| WRITTEN EXERCISE |
Transcribe the listing verbatim. Do not carry over any pictures.

| DATASET EXCERPT |
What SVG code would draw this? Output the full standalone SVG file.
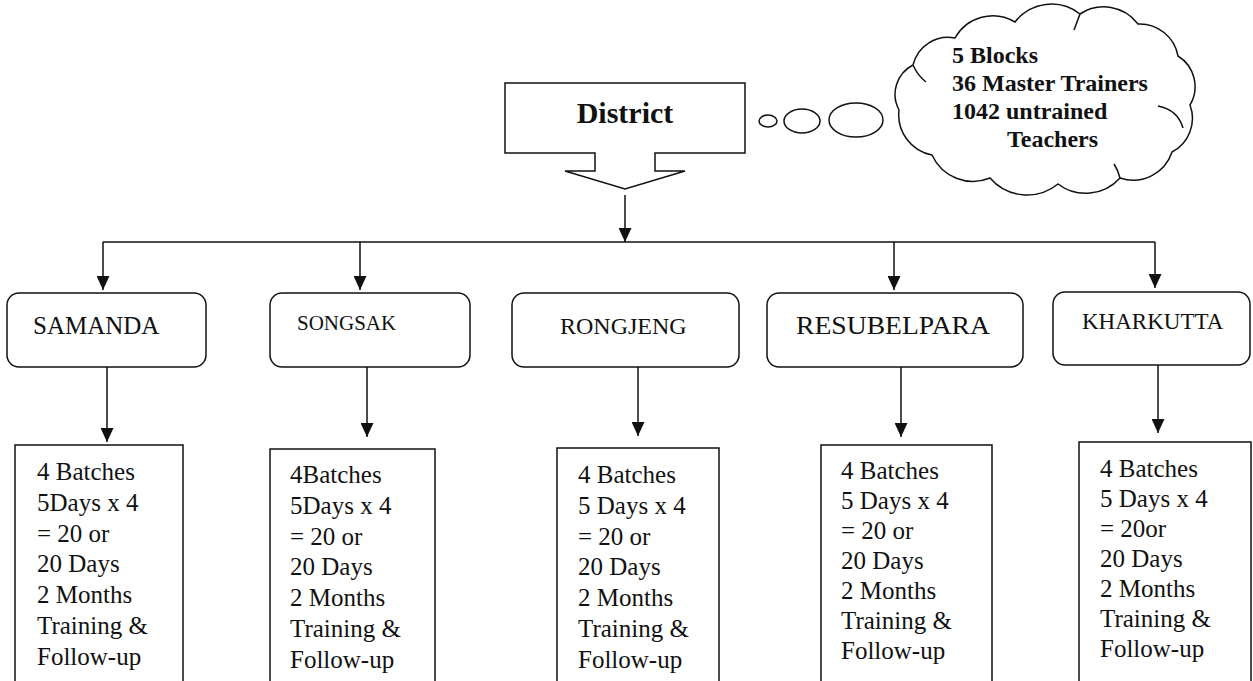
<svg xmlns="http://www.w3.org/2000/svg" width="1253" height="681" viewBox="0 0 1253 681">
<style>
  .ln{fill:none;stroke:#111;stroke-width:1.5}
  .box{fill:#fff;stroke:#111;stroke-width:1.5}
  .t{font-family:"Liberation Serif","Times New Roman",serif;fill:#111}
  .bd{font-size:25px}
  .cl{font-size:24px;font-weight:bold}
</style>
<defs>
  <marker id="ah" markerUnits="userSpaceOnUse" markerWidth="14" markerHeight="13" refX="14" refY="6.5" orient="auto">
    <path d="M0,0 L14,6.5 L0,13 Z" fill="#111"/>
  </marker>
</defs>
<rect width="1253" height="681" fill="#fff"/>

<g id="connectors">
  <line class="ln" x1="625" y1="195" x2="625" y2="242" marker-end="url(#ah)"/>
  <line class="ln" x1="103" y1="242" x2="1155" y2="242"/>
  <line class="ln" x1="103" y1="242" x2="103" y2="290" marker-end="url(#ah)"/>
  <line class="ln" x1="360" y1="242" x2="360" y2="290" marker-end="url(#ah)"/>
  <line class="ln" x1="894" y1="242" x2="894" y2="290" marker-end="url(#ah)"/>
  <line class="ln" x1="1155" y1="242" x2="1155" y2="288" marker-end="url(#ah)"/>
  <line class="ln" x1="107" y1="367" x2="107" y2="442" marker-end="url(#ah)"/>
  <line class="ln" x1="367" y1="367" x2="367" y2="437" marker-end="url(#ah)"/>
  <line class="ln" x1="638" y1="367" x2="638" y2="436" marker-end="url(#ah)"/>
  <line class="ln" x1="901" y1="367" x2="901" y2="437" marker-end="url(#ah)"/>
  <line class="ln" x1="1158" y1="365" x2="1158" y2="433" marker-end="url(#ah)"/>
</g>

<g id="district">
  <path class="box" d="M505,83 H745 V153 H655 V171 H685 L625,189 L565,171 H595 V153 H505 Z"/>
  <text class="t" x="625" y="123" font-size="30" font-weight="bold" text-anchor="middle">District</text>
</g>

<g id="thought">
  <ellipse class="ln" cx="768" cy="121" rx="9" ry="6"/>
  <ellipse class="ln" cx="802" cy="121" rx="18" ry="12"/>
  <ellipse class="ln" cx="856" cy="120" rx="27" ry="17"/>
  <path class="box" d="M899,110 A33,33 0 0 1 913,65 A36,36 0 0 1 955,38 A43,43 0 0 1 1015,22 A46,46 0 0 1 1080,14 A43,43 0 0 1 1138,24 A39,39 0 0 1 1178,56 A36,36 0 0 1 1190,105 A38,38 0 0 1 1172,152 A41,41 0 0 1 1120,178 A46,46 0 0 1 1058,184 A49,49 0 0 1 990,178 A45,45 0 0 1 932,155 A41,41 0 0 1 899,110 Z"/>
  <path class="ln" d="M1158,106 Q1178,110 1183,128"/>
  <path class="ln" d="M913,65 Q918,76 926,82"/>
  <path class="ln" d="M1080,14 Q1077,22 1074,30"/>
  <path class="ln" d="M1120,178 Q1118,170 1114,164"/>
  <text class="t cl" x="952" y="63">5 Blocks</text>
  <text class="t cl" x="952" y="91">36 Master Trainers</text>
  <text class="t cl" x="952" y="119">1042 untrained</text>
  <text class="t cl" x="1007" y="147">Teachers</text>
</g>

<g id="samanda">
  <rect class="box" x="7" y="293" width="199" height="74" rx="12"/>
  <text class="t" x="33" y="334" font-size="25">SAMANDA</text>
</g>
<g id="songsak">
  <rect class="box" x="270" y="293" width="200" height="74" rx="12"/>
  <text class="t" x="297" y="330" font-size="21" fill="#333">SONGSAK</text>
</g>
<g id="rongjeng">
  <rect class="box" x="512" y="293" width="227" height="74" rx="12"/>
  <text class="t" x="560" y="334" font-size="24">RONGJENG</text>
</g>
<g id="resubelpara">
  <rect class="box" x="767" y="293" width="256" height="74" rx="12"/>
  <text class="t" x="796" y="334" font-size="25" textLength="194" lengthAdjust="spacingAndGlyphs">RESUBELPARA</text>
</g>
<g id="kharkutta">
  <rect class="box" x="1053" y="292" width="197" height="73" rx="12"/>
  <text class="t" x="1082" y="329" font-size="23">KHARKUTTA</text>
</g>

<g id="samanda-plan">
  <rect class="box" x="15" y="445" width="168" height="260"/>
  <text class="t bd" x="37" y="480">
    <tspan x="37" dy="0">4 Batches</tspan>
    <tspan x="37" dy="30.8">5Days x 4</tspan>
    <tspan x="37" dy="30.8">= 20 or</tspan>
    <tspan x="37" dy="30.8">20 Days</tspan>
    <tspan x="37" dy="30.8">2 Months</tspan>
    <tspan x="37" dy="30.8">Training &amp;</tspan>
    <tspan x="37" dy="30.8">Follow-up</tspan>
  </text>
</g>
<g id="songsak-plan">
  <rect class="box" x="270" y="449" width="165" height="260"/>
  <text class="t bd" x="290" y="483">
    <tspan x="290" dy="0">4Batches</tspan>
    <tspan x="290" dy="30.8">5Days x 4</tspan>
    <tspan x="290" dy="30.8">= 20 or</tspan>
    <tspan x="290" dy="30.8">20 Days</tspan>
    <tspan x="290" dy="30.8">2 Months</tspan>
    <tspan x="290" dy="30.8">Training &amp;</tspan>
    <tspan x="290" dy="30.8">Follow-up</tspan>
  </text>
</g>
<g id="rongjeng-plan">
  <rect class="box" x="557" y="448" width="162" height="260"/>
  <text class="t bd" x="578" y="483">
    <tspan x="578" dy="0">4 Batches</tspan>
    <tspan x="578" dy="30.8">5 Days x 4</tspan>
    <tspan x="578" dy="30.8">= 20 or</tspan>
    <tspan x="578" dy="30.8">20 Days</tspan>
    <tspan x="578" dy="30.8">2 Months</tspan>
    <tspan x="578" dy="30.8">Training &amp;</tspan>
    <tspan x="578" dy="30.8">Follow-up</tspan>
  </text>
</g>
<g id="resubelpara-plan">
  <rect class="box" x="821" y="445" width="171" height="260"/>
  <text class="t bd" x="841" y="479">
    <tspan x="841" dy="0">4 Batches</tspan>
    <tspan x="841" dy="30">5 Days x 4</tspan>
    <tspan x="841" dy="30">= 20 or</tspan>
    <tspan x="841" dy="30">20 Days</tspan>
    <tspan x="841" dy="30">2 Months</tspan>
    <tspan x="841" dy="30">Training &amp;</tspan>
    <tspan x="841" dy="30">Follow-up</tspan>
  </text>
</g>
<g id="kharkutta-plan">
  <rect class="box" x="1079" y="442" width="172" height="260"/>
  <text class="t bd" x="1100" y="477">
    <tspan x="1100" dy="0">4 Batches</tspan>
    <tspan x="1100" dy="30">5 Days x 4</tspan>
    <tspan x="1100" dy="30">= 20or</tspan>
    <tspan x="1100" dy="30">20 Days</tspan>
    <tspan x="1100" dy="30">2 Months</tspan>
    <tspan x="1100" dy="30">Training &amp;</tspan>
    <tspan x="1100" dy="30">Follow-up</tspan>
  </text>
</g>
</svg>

| EXERCISE OUTPUT |
What SVG code would draw this? Output the full standalone SVG file.
<svg xmlns="http://www.w3.org/2000/svg" width="1253" height="681" viewBox="0 0 1253 681">
<style>
  .ln{fill:none;stroke:#111;stroke-width:1.5}
  .box{fill:#fff;stroke:#111;stroke-width:1.5}
  .t{font-family:"Liberation Serif","Times New Roman",serif;fill:#111}
  .bd{font-size:25px}
  .cl{font-size:24px;font-weight:bold}
</style>
<defs>
  <marker id="ah" markerUnits="userSpaceOnUse" markerWidth="14" markerHeight="13" refX="14" refY="6.5" orient="auto">
    <path d="M0,0 L14,6.5 L0,13 Z" fill="#111"/>
  </marker>
</defs>
<rect width="1253" height="681" fill="#fff"/>

<g id="connectors">
  <line class="ln" x1="625" y1="195" x2="625" y2="242" marker-end="url(#ah)"/>
  <line class="ln" x1="103" y1="242" x2="1155" y2="242"/>
  <line class="ln" x1="103" y1="242" x2="103" y2="290" marker-end="url(#ah)"/>
  <line class="ln" x1="360" y1="242" x2="360" y2="290" marker-end="url(#ah)"/>
  <line class="ln" x1="894" y1="242" x2="894" y2="290" marker-end="url(#ah)"/>
  <line class="ln" x1="1155" y1="242" x2="1155" y2="288" marker-end="url(#ah)"/>
  <line class="ln" x1="107" y1="367" x2="107" y2="442" marker-end="url(#ah)"/>
  <line class="ln" x1="367" y1="367" x2="367" y2="437" marker-end="url(#ah)"/>
  <line class="ln" x1="638" y1="367" x2="638" y2="436" marker-end="url(#ah)"/>
  <line class="ln" x1="901" y1="367" x2="901" y2="437" marker-end="url(#ah)"/>
  <line class="ln" x1="1158" y1="365" x2="1158" y2="433" marker-end="url(#ah)"/>
</g>

<g id="district">
  <path class="box" d="M505,83 H745 V153 H655 V171 H685 L625,189 L565,171 H595 V153 H505 Z"/>
  <text class="t" x="625" y="123" font-size="30" font-weight="bold" text-anchor="middle">District</text>
</g>

<g id="thought">
  <ellipse class="ln" cx="768" cy="121" rx="9" ry="6"/>
  <ellipse class="ln" cx="802" cy="121" rx="18" ry="12"/>
  <ellipse class="ln" cx="856" cy="120" rx="27" ry="17"/>
  <path class="box" d="M899,110 A33,33 0 0 1 913,65 A36,36 0 0 1 955,38 A43,43 0 0 1 1015,22 A46,46 0 0 1 1080,14 A43,43 0 0 1 1138,24 A39,39 0 0 1 1178,56 A36,36 0 0 1 1190,105 A38,38 0 0 1 1172,152 A41,41 0 0 1 1120,178 A46,46 0 0 1 1058,184 A49,49 0 0 1 990,178 A45,45 0 0 1 932,155 A41,41 0 0 1 899,110 Z"/>
  <path class="ln" d="M1158,106 Q1178,110 1183,128"/>
  <path class="ln" d="M913,65 Q918,76 926,82"/>
  <path class="ln" d="M1080,14 Q1077,22 1074,30"/>
  <path class="ln" d="M1120,178 Q1118,170 1114,164"/>
  <text class="t cl" x="952" y="63">5 Blocks</text>
  <text class="t cl" x="952" y="91">36 Master Trainers</text>
  <text class="t cl" x="952" y="119">1042 untrained</text>
  <text class="t cl" x="1007" y="147">Teachers</text>
</g>

<g id="samanda">
  <rect class="box" x="7" y="293" width="199" height="74" rx="12"/>
  <text class="t" x="33" y="334" font-size="25">SAMANDA</text>
</g>
<g id="songsak">
  <rect class="box" x="270" y="293" width="200" height="74" rx="12"/>
  <text class="t" x="297" y="330" font-size="21" fill="#333">SONGSAK</text>
</g>
<g id="rongjeng">
  <rect class="box" x="512" y="293" width="227" height="74" rx="12"/>
  <text class="t" x="560" y="334" font-size="24">RONGJENG</text>
</g>
<g id="resubelpara">
  <rect class="box" x="767" y="293" width="256" height="74" rx="12"/>
  <text class="t" x="796" y="334" font-size="25" textLength="194" lengthAdjust="spacingAndGlyphs">RESUBELPARA</text>
</g>
<g id="kharkutta">
  <rect class="box" x="1053" y="292" width="197" height="73" rx="12"/>
  <text class="t" x="1082" y="329" font-size="23">KHARKUTTA</text>
</g>

<g id="samanda-plan">
  <rect class="box" x="15" y="445" width="168" height="260"/>
  <text class="t bd" x="37" y="480">
    <tspan x="37" dy="0">4 Batches</tspan>
    <tspan x="37" dy="30.8">5Days x 4</tspan>
    <tspan x="37" dy="30.8">= 20 or</tspan>
    <tspan x="37" dy="30.8">20 Days</tspan>
    <tspan x="37" dy="30.8">2 Months</tspan>
    <tspan x="37" dy="30.8">Training &amp;</tspan>
    <tspan x="37" dy="30.8">Follow-up</tspan>
  </text>
</g>
<g id="songsak-plan">
  <rect class="box" x="270" y="449" width="165" height="260"/>
  <text class="t bd" x="290" y="483">
    <tspan x="290" dy="0">4Batches</tspan>
    <tspan x="290" dy="30.8">5Days x 4</tspan>
    <tspan x="290" dy="30.8">= 20 or</tspan>
    <tspan x="290" dy="30.8">20 Days</tspan>
    <tspan x="290" dy="30.8">2 Months</tspan>
    <tspan x="290" dy="30.8">Training &amp;</tspan>
    <tspan x="290" dy="30.8">Follow-up</tspan>
  </text>
</g>
<g id="rongjeng-plan">
  <rect class="box" x="557" y="448" width="162" height="260"/>
  <text class="t bd" x="578" y="483">
    <tspan x="578" dy="0">4 Batches</tspan>
    <tspan x="578" dy="30.8">5 Days x 4</tspan>
    <tspan x="578" dy="30.8">= 20 or</tspan>
    <tspan x="578" dy="30.8">20 Days</tspan>
    <tspan x="578" dy="30.8">2 Months</tspan>
    <tspan x="578" dy="30.8">Training &amp;</tspan>
    <tspan x="578" dy="30.8">Follow-up</tspan>
  </text>
</g>
<g id="resubelpara-plan">
  <rect class="box" x="821" y="445" width="171" height="260"/>
  <text class="t bd" x="841" y="479">
    <tspan x="841" dy="0">4 Batches</tspan>
    <tspan x="841" dy="30">5 Days x 4</tspan>
    <tspan x="841" dy="30">= 20 or</tspan>
    <tspan x="841" dy="30">20 Days</tspan>
    <tspan x="841" dy="30">2 Months</tspan>
    <tspan x="841" dy="30">Training &amp;</tspan>
    <tspan x="841" dy="30">Follow-up</tspan>
  </text>
</g>
<g id="kharkutta-plan">
  <rect class="box" x="1079" y="442" width="172" height="260"/>
  <text class="t bd" x="1100" y="477">
    <tspan x="1100" dy="0">4 Batches</tspan>
    <tspan x="1100" dy="30">5 Days x 4</tspan>
    <tspan x="1100" dy="30">= 20or</tspan>
    <tspan x="1100" dy="30">20 Days</tspan>
    <tspan x="1100" dy="30">2 Months</tspan>
    <tspan x="1100" dy="30">Training &amp;</tspan>
    <tspan x="1100" dy="30">Follow-up</tspan>
  </text>
</g>
</svg>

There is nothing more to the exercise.